* **WORK INSTRUCTIONS**:
Don't include pictures. Quote the lines below from the first through the line that contains "return [x0 /".

* **MATERIAL PROVIDED**:
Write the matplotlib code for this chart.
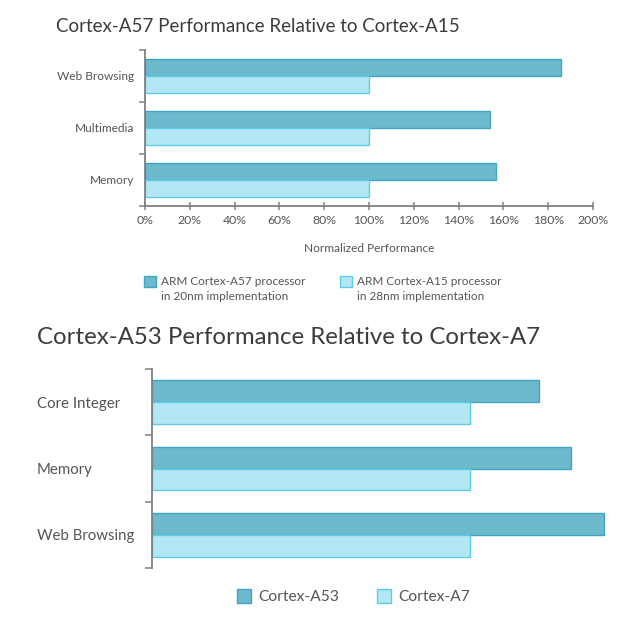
import matplotlib.pyplot as plt
from matplotlib.patches import Rectangle

# top chart data (percent, normalized to Cortex-A15 = 100)
top_cats = ["Web Browsing", "Multimedia", "Memory"]
a57 = [185.5, 154, 156.5]
a15 = [100, 100, 100]
top_ticks = [0, 20, 40, 60, 80, 100, 120, 140, 160, 180, 200]

# bottom chart data (percent, normalized to Cortex-A7 = 100)
bot_cats = ["Core Integer", "Memory", "Web Browsing"]
a53 = [121.6, 131.7, 142]
a7 = [100, 100, 100]

DARK = "#6dbacd"
DARK_EDGE = "#3fa6c1"
LIGHT = "#b3e7f3"
LIGHT_EDGE = "#5ccde8"
AXIS = "#808080"
TXT = "#555555"
TITLE = "#3c3c3c"

plt.rcParams['font.family'] = ['Lato', 'DejaVu Sans']

W, H = 640, 630
fig = plt.figure(figsize=(W / 100, H / 100), dpi=100)


def px(x0, y0, x1, y1):
    # pixel box -> figure fraction rect
    return [x0 / W, 1 - y1 / H, (x1 - x0) / W, (y1 - y0) / H]


def draw_bars(ax, cats, dark, light, bh):
    ys = list(range(len(cats)))
    ax.barh([y - bh / 2 for y in ys], dark, height=bh, color=DARK,
            edgecolor=DARK_EDGE, linewidth=1.0, zorder=2)
    ax.barh([y + bh / 2 for y in ys], light, height=bh, color=LIGHT,
            edgecolor=LIGHT_EDGE, linewidth=1.0, zorder=2)
    ax.set_ylim(len(cats) - 0.5, -0.5)
    ax.set_yticks([y - 0.5 for y in range(len(cats) + 1)])
    ax.set_yticklabels([])
    ax.set_yticks(ys, minor=True)
    ax.set_yticklabels(cats, minor=True)
    for s in ["top", "right"]:
        ax.spines[s].set_visible(False)
    ax.spines["left"].set_color(AXIS)
    ax.spines["left"].set_linewidth(1.3)


# ---- top chart
ax1 = fig.add_axes(px(145, 50, 593, 205.7))
draw_bars(ax1, top_cats, a57, a15, 0.33)
ax1.set_xlim(0, 200)
ax1.set_xticks(top_ticks)
ax1.set_xticklabels([f"{t}%" for t in top_ticks])
ax1.spines["bottom"].set_color(AXIS)
ax1.spines["bottom"].set_linewidth(1.3)
ax1.tick_params(axis="x", direction="inout", length=6, width=1.1, color=AXIS,
                labelsize=8.8, labelcolor=TXT, pad=4)
ax1.tick_params(axis="y", which="major", direction="out", length=4, width=1.1, color=AXIS)
ax1.tick_params(axis="y", which="minor", length=0, pad=8, labelsize=8.6, labelcolor=TXT)
ax1.set_xlabel("Normalized Performance", fontsize=8.6, color=TXT, labelpad=12)
fig.text(56 / W, 1 - 27 / H, "Cortex-A57 Performance Relative to Cortex-A15",
         fontsize=13.5, color=TITLE, va="center", ha="left")

# top legend
leg_top = [("ARM Cortex-A57 processor\nin 20nm implementation", DARK, DARK_EDGE, 144),
           ("ARM Cortex-A15 processor\nin 28nm implementation", LIGHT, LIGHT_EDGE, 340)]
for label, fc, ec, x in leg_top:
    fig.add_artist(Rectangle((x / W, 1 - 287 / H), 12 / W, 11 / H, facecolor=fc,
                             edgecolor=ec, linewidth=1.0, transform=fig.transFigure))
    fig.text((x + 17) / W, 1 - 276 / H, label, fontsize=8.5, color=TXT,
             va="top", ha="left", linespacing=1.45)

# ---- bottom chart
ax2 = fig.add_axes(px(152, 369, 629, 568))
draw_bars(ax2, bot_cats, a53, a7, 0.33)
ax2.set_xlim(0, 150)
ax2.set_xticks([])
ax2.spines["bottom"].set_visible(False)
ax2.tick_params(axis="y", which="major", direction="out", length=5, width=1.1, color=AXIS)
ax2.tick_params(axis="y", which="minor", length=0, pad=83, labelsize=10.8, labelcolor=TXT)
for lab in ax2.get_yticklabels(minor=True):
    lab.set_horizontalalignment("left")
fig.text(37 / W, 1 - 338 / H, "Cortex-A53 Performance Relative to Cortex-A7",
         fontsize=17.3, color=TITLE, va="center", ha="left")

leg_bot = [("Cortex-A53", DARK, DARK_EDGE, 237), ("Cortex-A7", LIGHT, LIGHT_EDGE, 377)]
for label, fc, ec, x in leg_bot:
    fig.add_artist(Rectangle((x / W, 1 - 603 / H), 14 / W, 14 / H, facecolor=fc,
                             edgecolor=ec, linewidth=1.0, transform=fig.transFigure))
    fig.text((x + 21) / W, 1 - 597 / H, label, fontsize=11.2, color=TXT,
             va="center", ha="left")

fig.savefig("out.png", dpi=100)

* **FULL OUTPUT**:
Write the matplotlib code for this chart.
import matplotlib.pyplot as plt
from matplotlib.patches import Rectangle

# top chart data (percent, normalized to Cortex-A15 = 100)
top_cats = ["Web Browsing", "Multimedia", "Memory"]
a57 = [185.5, 154, 156.5]
a15 = [100, 100, 100]
top_ticks = [0, 20, 40, 60, 80, 100, 120, 140, 160, 180, 200]

# bottom chart data (percent, normalized to Cortex-A7 = 100)
bot_cats = ["Core Integer", "Memory", "Web Browsing"]
a53 = [121.6, 131.7, 142]
a7 = [100, 100, 100]

DARK = "#6dbacd"
DARK_EDGE = "#3fa6c1"
LIGHT = "#b3e7f3"
LIGHT_EDGE = "#5ccde8"
AXIS = "#808080"
TXT = "#555555"
TITLE = "#3c3c3c"

plt.rcParams['font.family'] = ['Lato', 'DejaVu Sans']

W, H = 640, 630
fig = plt.figure(figsize=(W / 100, H / 100), dpi=100)


def px(x0, y0, x1, y1):
    # pixel box -> figure fraction rect
    return [x0 / W, 1 - y1 / H, (x1 - x0) / W, (y1 - y0) / H]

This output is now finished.